In response to Zhuravlev’s statement, RIA Novosti published an article with the catchy headline «Turn the Valve: Ukrainian Gas Transit Hangs by a Thread.» Its essence is summed up in a few sentences at the end: «Any disruptions should be approached in an extremely balanced manner. Simple and seemingly obvious solutions are very attractive, but they can have a very long and painful echo».


Despite mutual fears at the beginning of the war that transit might be suspended, neither side took this step. The position of the European Union became the key factor here. Russia needed unprecedented money that it was receiving from the EU for its gas supplies, while Ukraine needed Europe’s military and political support. At the same time, the demand to «shut down the pipeline» did not become a loud political slogan in any country. In the spring and fall of 2022, Ukrainian politicians were repeatedly forced to justify the existence of transit: both from the point of view of European interests and from the point of view of Ukraine’s own security. After the reduction of the EU’s dependence on Russian energy resources, the issue of transit abandonment was no longer extremely acute for either European or Ukrainian politicians. As a result, in the summer of 2023, the Russian side started signaling some interest in preserving this supply channel.

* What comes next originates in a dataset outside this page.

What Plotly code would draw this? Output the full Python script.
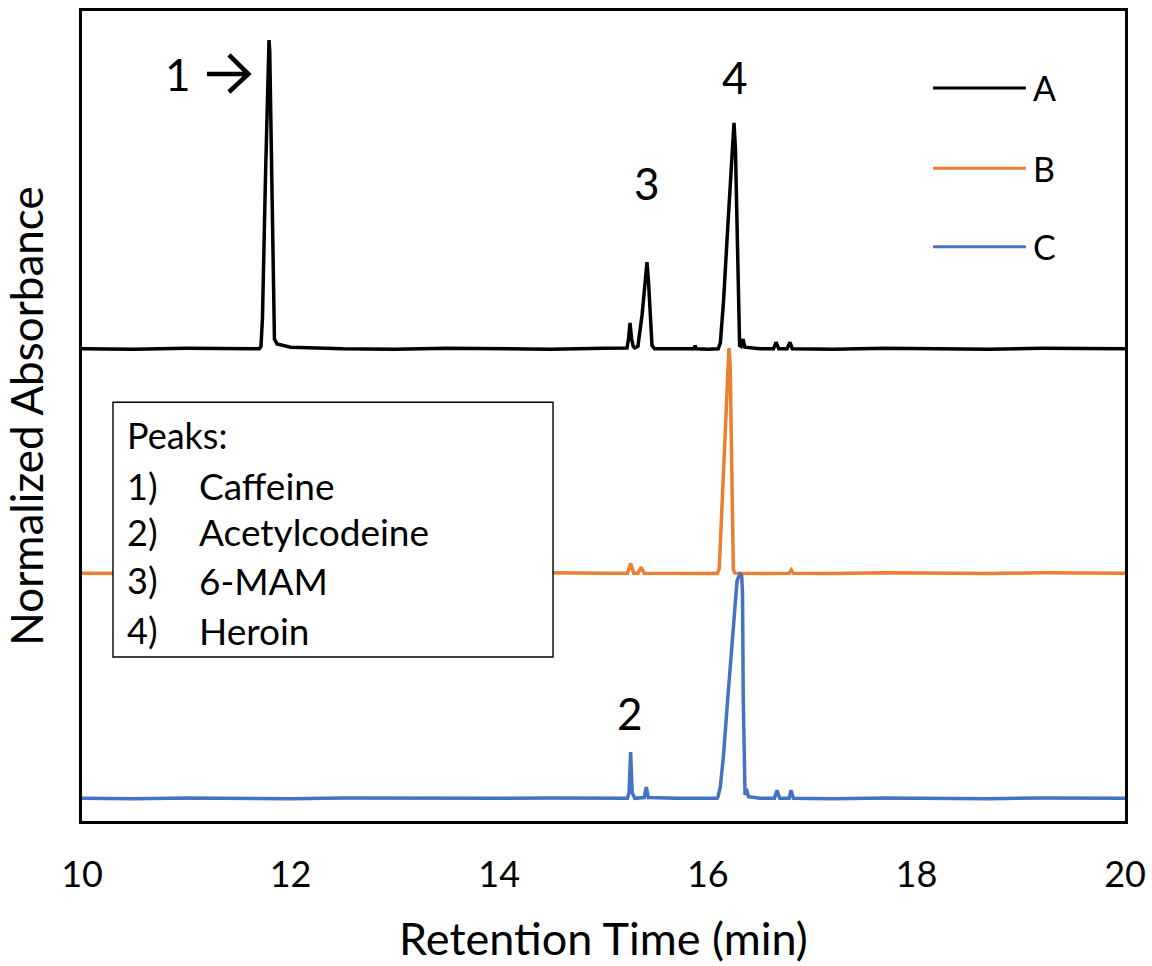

It can be concluded that the continuation of transit during the war set certain limits and restrictions on escalation. Against the backdrop of the horrific casualties and destruction of the war, it is easy to imagine cutting off transit from Ukraine, as this step would have had a certain logic: to deprive the aggressor country of extraordinary revenues from energy resources that support its war machine. At the same time, this drastic step would have had many unpredictable consequences. For example, would the EU be so serious about helping Ukraine if it were deprived of the flow of energy resources precisely because Kyiv cut off transit? How would such a step affect the mood of voters and the economies of EU countries? Probably, the consequences of such a step would have been most serious for Ukraine, and that is why it preferred to pump Russian gas through its territory, thus guaranteeing European support.

At the same time, the flow of money back to Russia strengthened the Russian economy and helped it survive in 2022. The transit issue depended primarily on the position of Europe and its willingness to confront Russia. There is no doubt that it was European interests that prevented Ukraine from cutting off transit in 2022, when the possibility of replacing Russian energy resources was extremely vague.

The fate of gas transit in 2023 and beyond is another question. In addition to its purely economic purpose, its operation also maintained the appearance of communication or connection between Russia and the EU. The pipeline itself will continue to function as a transmission and distribution network on the territory of Ukraine. However, the issue of gas supply from the Russian side is more conditioned by the military and political dynamics on the battlefields of Ukraine and in Russia itself.